JOB
Transcribe the material verbatim in full; the pictures do not belong in the copy.

** BEGIN **

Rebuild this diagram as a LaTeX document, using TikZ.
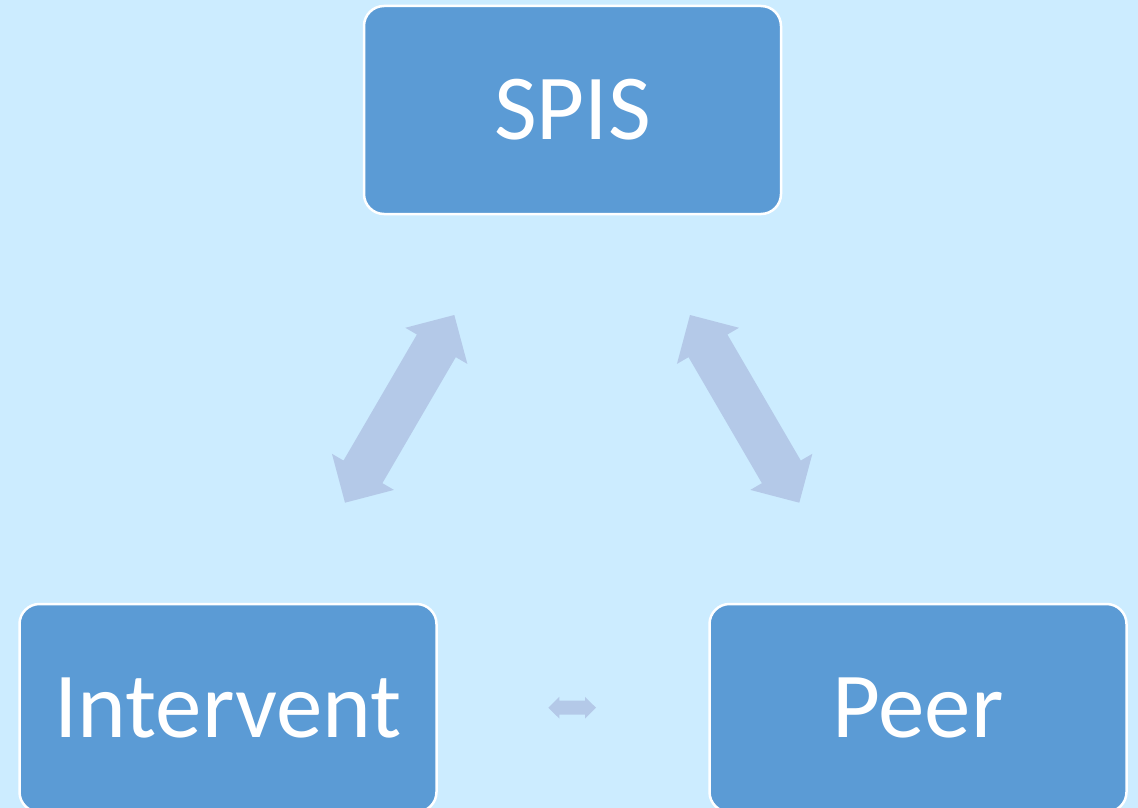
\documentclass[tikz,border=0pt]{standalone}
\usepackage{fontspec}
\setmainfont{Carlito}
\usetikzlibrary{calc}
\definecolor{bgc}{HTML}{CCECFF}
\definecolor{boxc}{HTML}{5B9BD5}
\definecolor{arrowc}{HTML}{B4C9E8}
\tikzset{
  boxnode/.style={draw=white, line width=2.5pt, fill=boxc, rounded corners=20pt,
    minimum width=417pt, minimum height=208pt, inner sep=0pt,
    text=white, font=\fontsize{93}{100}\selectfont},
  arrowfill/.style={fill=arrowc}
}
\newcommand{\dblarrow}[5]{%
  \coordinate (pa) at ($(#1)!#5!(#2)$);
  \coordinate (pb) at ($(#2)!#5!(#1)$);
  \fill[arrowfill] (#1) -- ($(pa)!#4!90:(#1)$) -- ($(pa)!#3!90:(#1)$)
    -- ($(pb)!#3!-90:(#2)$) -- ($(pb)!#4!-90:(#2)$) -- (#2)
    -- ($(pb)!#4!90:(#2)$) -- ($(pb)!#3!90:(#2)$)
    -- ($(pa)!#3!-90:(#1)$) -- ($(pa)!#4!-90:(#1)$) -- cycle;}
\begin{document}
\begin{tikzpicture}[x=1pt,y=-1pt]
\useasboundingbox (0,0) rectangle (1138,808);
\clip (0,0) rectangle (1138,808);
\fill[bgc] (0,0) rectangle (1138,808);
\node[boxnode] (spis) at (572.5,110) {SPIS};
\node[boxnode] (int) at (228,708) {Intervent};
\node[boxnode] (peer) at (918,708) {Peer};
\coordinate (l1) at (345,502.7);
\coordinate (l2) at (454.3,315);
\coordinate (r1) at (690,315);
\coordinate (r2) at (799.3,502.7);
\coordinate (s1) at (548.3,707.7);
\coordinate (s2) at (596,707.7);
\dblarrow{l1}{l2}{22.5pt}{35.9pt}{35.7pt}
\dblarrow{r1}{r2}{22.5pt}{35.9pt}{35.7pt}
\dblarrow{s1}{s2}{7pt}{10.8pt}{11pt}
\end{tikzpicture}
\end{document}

** END **

RESULT BELOW
Rebuild this diagram as a LaTeX document, using TikZ.
\documentclass[tikz,border=0pt]{standalone}
\usepackage{fontspec}
\setmainfont{Carlito}
\usetikzlibrary{calc}
\definecolor{bgc}{HTML}{CCECFF}
\definecolor{boxc}{HTML}{5B9BD5}
\definecolor{arrowc}{HTML}{B4C9E8}
\tikzset{
  boxnode/.style={draw=white, line width=2.5pt, fill=boxc, rounded corners=20pt,
    minimum width=417pt, minimum height=208pt, inner sep=0pt,
    text=white, font=\fontsize{93}{100}\selectfont},
  arrowfill/.style={fill=arrowc}
}
\newcommand{\dblarrow}[5]{%
  \coordinate (pa) at ($(#1)!#5!(#2)$);
  \coordinate (pb) at ($(#2)!#5!(#1)$);
  \fill[arrowfill] (#1) -- ($(pa)!#4!90:(#1)$) -- ($(pa)!#3!90:(#1)$)
    -- ($(pb)!#3!-90:(#2)$) -- ($(pb)!#4!-90:(#2)$) -- (#2)
    -- ($(pb)!#4!90:(#2)$) -- ($(pb)!#3!90:(#2)$)
    -- ($(pa)!#3!-90:(#1)$) -- ($(pa)!#4!-90:(#1)$) -- cycle;}
\begin{document}
\begin{tikzpicture}[x=1pt,y=-1pt]
\useasboundingbox (0,0) rectangle (1138,808);
\clip (0,0) rectangle (1138,808);
\fill[bgc] (0,0) rectangle (1138,808);
\node[boxnode] (spis) at (572.5,110) {SPIS};
\node[boxnode] (int) at (228,708) {Intervent};
\node[boxnode] (peer) at (918,708) {Peer};
\coordinate (l1) at (345,502.7);
\coordinate (l2) at (454.3,315);
\coordinate (r1) at (690,315);
\coordinate (r2) at (799.3,502.7);
\coordinate (s1) at (548.3,707.7);
\coordinate (s2) at (596,707.7);
\dblarrow{l1}{l2}{22.5pt}{35.9pt}{35.7pt}
\dblarrow{r1}{r2}{22.5pt}{35.9pt}{35.7pt}
\dblarrow{s1}{s2}{7pt}{10.8pt}{11pt}
\end{tikzpicture}
\end{document}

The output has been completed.